**Short exercise**
Every line below should be copied exactly; drop the pictures.

:: Data provided

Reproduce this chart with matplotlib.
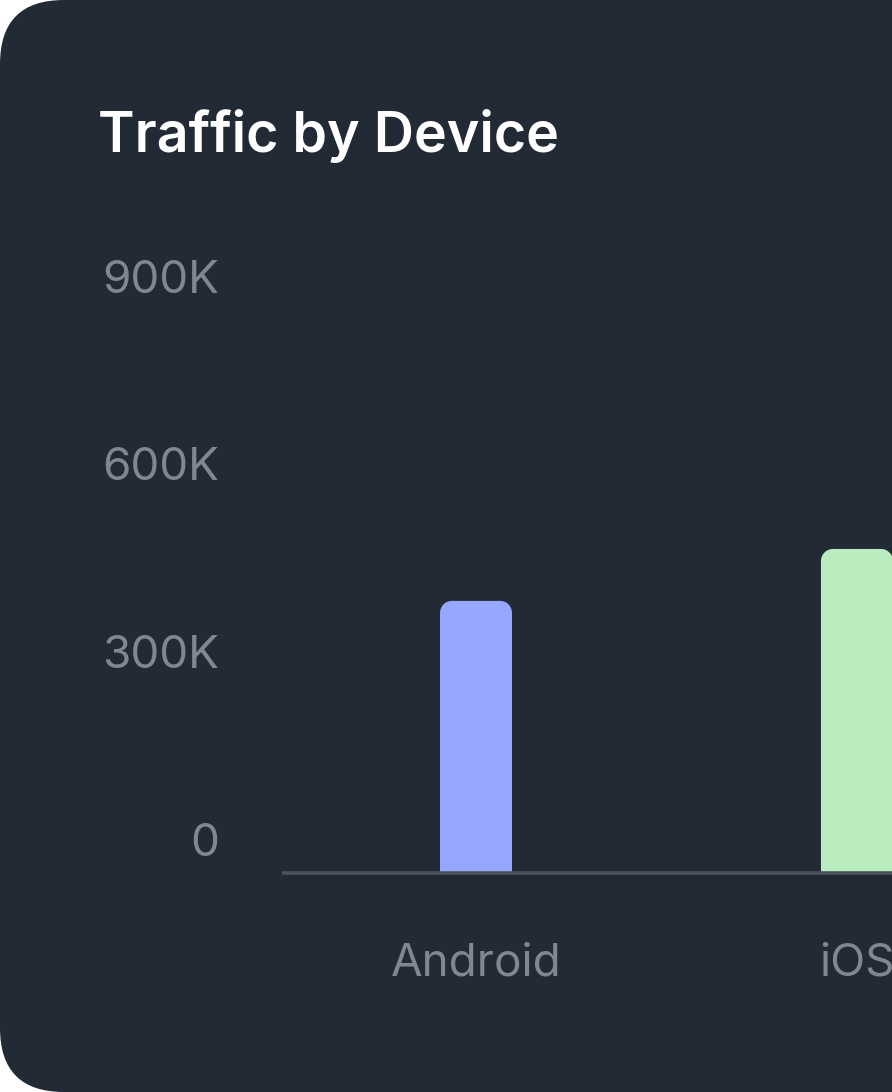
import matplotlib
matplotlib.use("Agg")
import matplotlib.pyplot as plt
from matplotlib.patches import FancyBboxPatch, PathPatch
from matplotlib.path import Path
from matplotlib.transforms import IdentityTransform, ScaledTranslation

categories = ["Android", "iOS"]
values = [435000, 518000]
bar_colors = ["#97a6ff", "#b9edc0"]
ytick_values = [0, 300000, 600000, 900000]
ytick_labels = ["0", "300K", "600K", "900K"]
title = "Traffic by Device"

W, H = 892, 1092
DPI = 100
BG = "#212a35"
TXT = "#80878f"
AXC = "#4a535d"

fig = plt.figure(figsize=(W / DPI, H / DPI), dpi=DPI)
fig.patch.set_facecolor("white")

card = FancyBboxPatch((0, 0), W + 300, H, boxstyle="round,pad=0,rounding_size=64",
                      transform=IdentityTransform(), facecolor=BG, edgecolor="none", zorder=0)
fig.add_artist(card)

# axes geometry in pixels
ax_left, ax_right = 284, W
ax_bottom_px = H - 873
ax_top_px = H - 310
ax = fig.add_axes([ax_left / W, ax_bottom_px / H, (ax_right - ax_left) / W, (ax_top_px - ax_bottom_px) / H])
ax.set_facecolor("none")

x = list(range(len(categories)))
bars = ax.bar(x, values, width=0.189, color=bar_colors, zorder=2)
ax.set_xlim(-0.504, 1.092)
ax.set_ylim(0, 900000)

for s in ["top", "right", "left"]:
    ax.spines[s].set_visible(False)
ax.spines["bottom"].set_color(AXC)
ax.spines["bottom"].set_linewidth(2.6)
ax.spines["bottom"].set_zorder(3)

ax.set_yticks(ytick_values)
ax.set_yticklabels(ytick_labels)
ax.set_xticks(x)
ax.set_xticklabels(categories)
ax.tick_params(axis="both", length=0, colors=TXT)
ax.tick_params(axis="y", pad=47)
ax.tick_params(axis="x", pad=50)
for lab in ax.get_yticklabels() + ax.get_xticklabels():
    lab.set_fontfamily("Inter")
    lab.set_fontweight("normal")
    lab.set_fontsize(33)
    lab.set_color(TXT)

off = ScaledTranslation(0, 0.34, fig.dpi_scale_trans)
for lab in ax.get_yticklabels():
    lab.set_transform(lab.get_transform() + off)

fig.text(98 / W, 1 - 136 / H, title, fontfamily="Inter", fontweight="semibold",
         fontsize=40, color="white", ha="left", va="center")

# rounded tops for bars, based on bar geometry from the axes transform
fig.canvas.draw()
r = 12
for b in bars:
    bb = b.get_window_extent()
    x0, x1, y0, y1 = bb.x0, bb.x1, bb.y0, bb.y1
    k = 0.5523 * r
    verts = [(x0, y0), (x0, y1 - r), (x0, y1 - r + k), (x0 + r - k, y1), (x0 + r, y1),
             (x1 - r, y1), (x1 - r + k, y1), (x1, y1 - r + k), (x1, y1 - r), (x1, y0), (x0, y0)]
    codes = [Path.MOVETO, Path.LINETO, Path.CURVE4, Path.CURVE4, Path.CURVE4,
             Path.LINETO, Path.CURVE4, Path.CURVE4, Path.CURVE4, Path.LINETO, Path.CLOSEPOLY]
    pp = PathPatch(Path(verts, codes), facecolor=b.get_facecolor(), edgecolor="none",
                   transform=IdentityTransform(), zorder=2)
    ax.add_artist(pp)
    pp.set_clip_path(ax.patch)
    b.set_visible(False)

fig.savefig("out.png", dpi=DPI, facecolor=fig.get_facecolor())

::::

**Finished exercise**
Reproduce this chart with matplotlib.
import matplotlib
matplotlib.use("Agg")
import matplotlib.pyplot as plt
from matplotlib.patches import FancyBboxPatch, PathPatch
from matplotlib.path import Path
from matplotlib.transforms import IdentityTransform, ScaledTranslation

categories = ["Android", "iOS"]
values = [435000, 518000]
bar_colors = ["#97a6ff", "#b9edc0"]
ytick_values = [0, 300000, 600000, 900000]
ytick_labels = ["0", "300K", "600K", "900K"]
title = "Traffic by Device"

W, H = 892, 1092
DPI = 100
BG = "#212a35"
TXT = "#80878f"
AXC = "#4a535d"

fig = plt.figure(figsize=(W / DPI, H / DPI), dpi=DPI)
fig.patch.set_facecolor("white")

card = FancyBboxPatch((0, 0), W + 300, H, boxstyle="round,pad=0,rounding_size=64",
                      transform=IdentityTransform(), facecolor=BG, edgecolor="none", zorder=0)
fig.add_artist(card)

# axes geometry in pixels
ax_left, ax_right = 284, W
ax_bottom_px = H - 873
ax_top_px = H - 310
ax = fig.add_axes([ax_left / W, ax_bottom_px / H, (ax_right - ax_left) / W, (ax_top_px - ax_bottom_px) / H])
ax.set_facecolor("none")

x = list(range(len(categories)))
bars = ax.bar(x, values, width=0.189, color=bar_colors, zorder=2)
ax.set_xlim(-0.504, 1.092)
ax.set_ylim(0, 900000)

for s in ["top", "right", "left"]:
    ax.spines[s].set_visible(False)
ax.spines["bottom"].set_color(AXC)
ax.spines["bottom"].set_linewidth(2.6)
ax.spines["bottom"].set_zorder(3)

ax.set_yticks(ytick_values)
ax.set_yticklabels(ytick_labels)
ax.set_xticks(x)
ax.set_xticklabels(categories)
ax.tick_params(axis="both", length=0, colors=TXT)
ax.tick_params(axis="y", pad=47)
ax.tick_params(axis="x", pad=50)
for lab in ax.get_yticklabels() + ax.get_xticklabels():
    lab.set_fontfamily("Inter")
    lab.set_fontweight("normal")
    lab.set_fontsize(33)
    lab.set_color(TXT)

off = ScaledTranslation(0, 0.34, fig.dpi_scale_trans)
for lab in ax.get_yticklabels():
    lab.set_transform(lab.get_transform() + off)

fig.text(98 / W, 1 - 136 / H, title, fontfamily="Inter", fontweight="semibold",
         fontsize=40, color="white", ha="left", va="center")

# rounded tops for bars, based on bar geometry from the axes transform
fig.canvas.draw()
r = 12
for b in bars:
    bb = b.get_window_extent()
    x0, x1, y0, y1 = bb.x0, bb.x1, bb.y0, bb.y1
    k = 0.5523 * r
    verts = [(x0, y0), (x0, y1 - r), (x0, y1 - r + k), (x0 + r - k, y1), (x0 + r, y1),
             (x1 - r, y1), (x1 - r + k, y1), (x1, y1 - r + k), (x1, y1 - r), (x1, y0), (x0, y0)]
    codes = [Path.MOVETO, Path.LINETO, Path.CURVE4, Path.CURVE4, Path.CURVE4,
             Path.LINETO, Path.CURVE4, Path.CURVE4, Path.CURVE4, Path.LINETO, Path.CLOSEPOLY]
    pp = PathPatch(Path(verts, codes), facecolor=b.get_facecolor(), edgecolor="none",
                   transform=IdentityTransform(), zorder=2)
    ax.add_artist(pp)
    pp.set_clip_path(ax.patch)
    b.set_visible(False)

fig.savefig("out.png", dpi=DPI, facecolor=fig.get_facecolor())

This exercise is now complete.